Im Verhältnis zwischen den Frauen und der Kirche läßt sich, wenn nicht ein Streit, so doch eine Ambivalenz feststellen. Einerseits unterstützt die Kirche die Frauen, anderseits blockiert sie sie. Für die menschliche Würde der Frauen ist die Kirche eine Hilfe. "Die weibliche Menschheit", um einen schönen Ausdruck von Johannes Paul II. zu gebrauchen, soll mit der männlichen Menschheit völlig gleichberechtigt sein. Jedesmal wenn die Rechte der Frau angetastet werden, wie jetzt in Afghanistan, protestiert die Kirche. Sie brandmarkt die Diskriminierungen aufgrund des Geschlechts (aber auch aufgrund der Rasse oder der Hautfarbe) als Mißachtung des göttlichen Planes. In der Geschichte war sie es, die die Gültigkeit der Ehe vom Einverständnis der Eheleute, also der Frauen, abhängig machte, so daß diese nicht mehr einfach dem Gutdünken der Väter ausgeliefert waren. An der Frauen-Konferenz von Peking ging die Kirche noch weiter und drückte ihr Bedauern aus wegen der Erniedrigung und Versklavung der Frauen, für die sie auch verantwortlich sei, und gab zu, daß noch immer Gewalt angewendet werde gegen die Frauen. Sie erklärt, daß Mann und Frau mit der gleichen Verantwortung an der Geschichte bauen sollten (Brief Johannes Paul II. an die Frauen, Juni 1995).
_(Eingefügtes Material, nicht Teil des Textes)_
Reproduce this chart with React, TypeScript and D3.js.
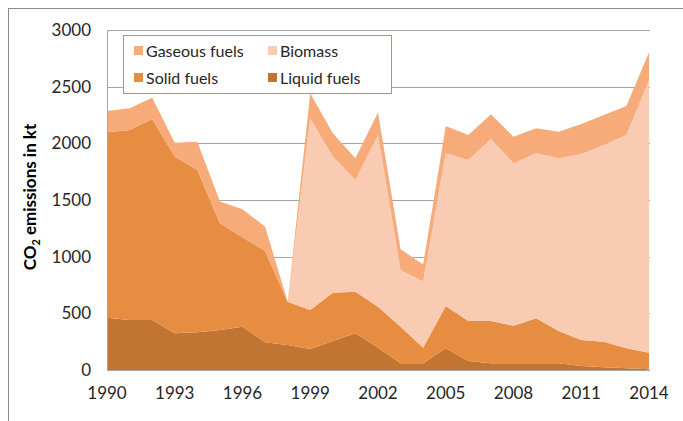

Gleichzeitig blockiert die Kirche die Frauen, indem sie von ihnen ein traditionelles Bild und einen altherkömmlichen Status weitervermittelt. Das von der Kirche geförderte, ja verklärte Bild der Frau ist jenes der hingebungsvollen Mutter, die sich so gut aufopfern kann. Als Mutter erlangt sie erst die weibliche Vollkommenheit. Sogar die Figur der Jungfrau entgeht nicht der - geistlichen - Mutterschaft. Die Frauen werden durch ihre Sexualität identifiziert, die Weiblichkeit wurde mit Geschlechtlichkeit gleichgesetzt. Nur durch die Mutterschaft kann diese beunruhigende Sexualität sublimiert werden. Die Rolle der Frauen beschränkt sich aber - besonders heutzutage - nicht bloß auf die Mutterschaft. Viele andere Tätigkeitsfelder stehen ihnen offen, besonders in der Berufsarbeit, und durch die Kontrolle ihrer Fruchtbarkeit und die größere Lebenserwartung können sie viele Aufgaben wahrnehmen und sich durch sie verwirklichen. Innerhalb ihrer Strukturen bietet die Kirche den Frauen nicht die gleichen Möglichkeiten wie den Männern. Da sie nicht zu Priesterinnen geweiht werden können - die Kirche verbindet das Priestertum mit einer einzigartigen Berufung -, bleiben die Frauen aus den Entscheidungsgremien ausgeschlossen.

Daraus ergeben sich zwei Folgen. Erstens bleiben die Frauen in untergeordneten Positionen, trotz der Verantwortung, die sie übernehmen, und obwohl sie es sind, die vor allem in Dienst der Kirche stehen. Anderseits straft die Kirche durch diese Diskriminierung ihre wohlklingenden Prinzipien Lügen.

Wie lange wird sie diese paradoxe und riskante Haltung den Frauen gegenüber noch einnehmen können?